In deze zaak heeft [X] B.V. beroep in cassatie ingesteld tegen een uitspraak van het Gerechtshof ’s-Hertogenbosch, gewezen op 18 mei 2018, betreffende naheffingsaanslagen in de loonheffing over de tijdvakken van 1 januari 2008 tot en met 31 december 2008 en van 1 januari 2009 tot en met 9 augustus 2009. De naheffingsaanslagen waren opgelegd door de Belastingdienst, en de belanghebbende heeft hiertegen hoger beroep ingesteld bij de Rechtbank Zeeland-West-Brabant, waar de rechtbank uitspraak deed onder de nummers BRE 14/5531 en 14/5532. De belanghebbende heeft in cassatie drie middelen voorgesteld, waarop de Staatssecretaris van Financiën een verweerschrift heeft ingediend. De belanghebbende heeft vervolgens een conclusie van repliek ingediend.
De Hoge Raad heeft de middelen beoordeeld en geconcludeerd dat deze niet tot cassatie kunnen leiden. Dit is in overeenstemming met artikel 81, lid 1, van de Wet op de rechterlijke organisatie, dat stelt dat geen nadere motivering vereist is wanneer de middelen niet nopen tot beantwoording van rechtsvragen in het belang van de rechtseenheid of de rechtsontwikkeling. De Hoge Raad heeft ook geen termen aanwezig geacht voor een veroordeling in de proceskosten.
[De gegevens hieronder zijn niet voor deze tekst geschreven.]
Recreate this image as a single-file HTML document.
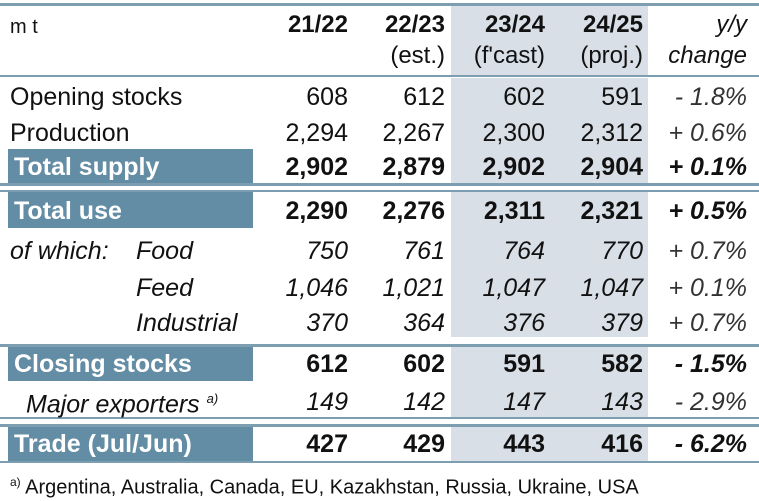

Uiteindelijk heeft de Hoge Raad het beroep in cassatie ongegrond verklaard. Dit arrest is uitgesproken in het openbaar op 14 december 2018 door de vice-president G. de Groot, samen met de raadsheren M.A. Fierstra en A.F.M.Q. Beukers-van Dooren, in tegenwoordigheid van de waarnemend griffier F. Treuren.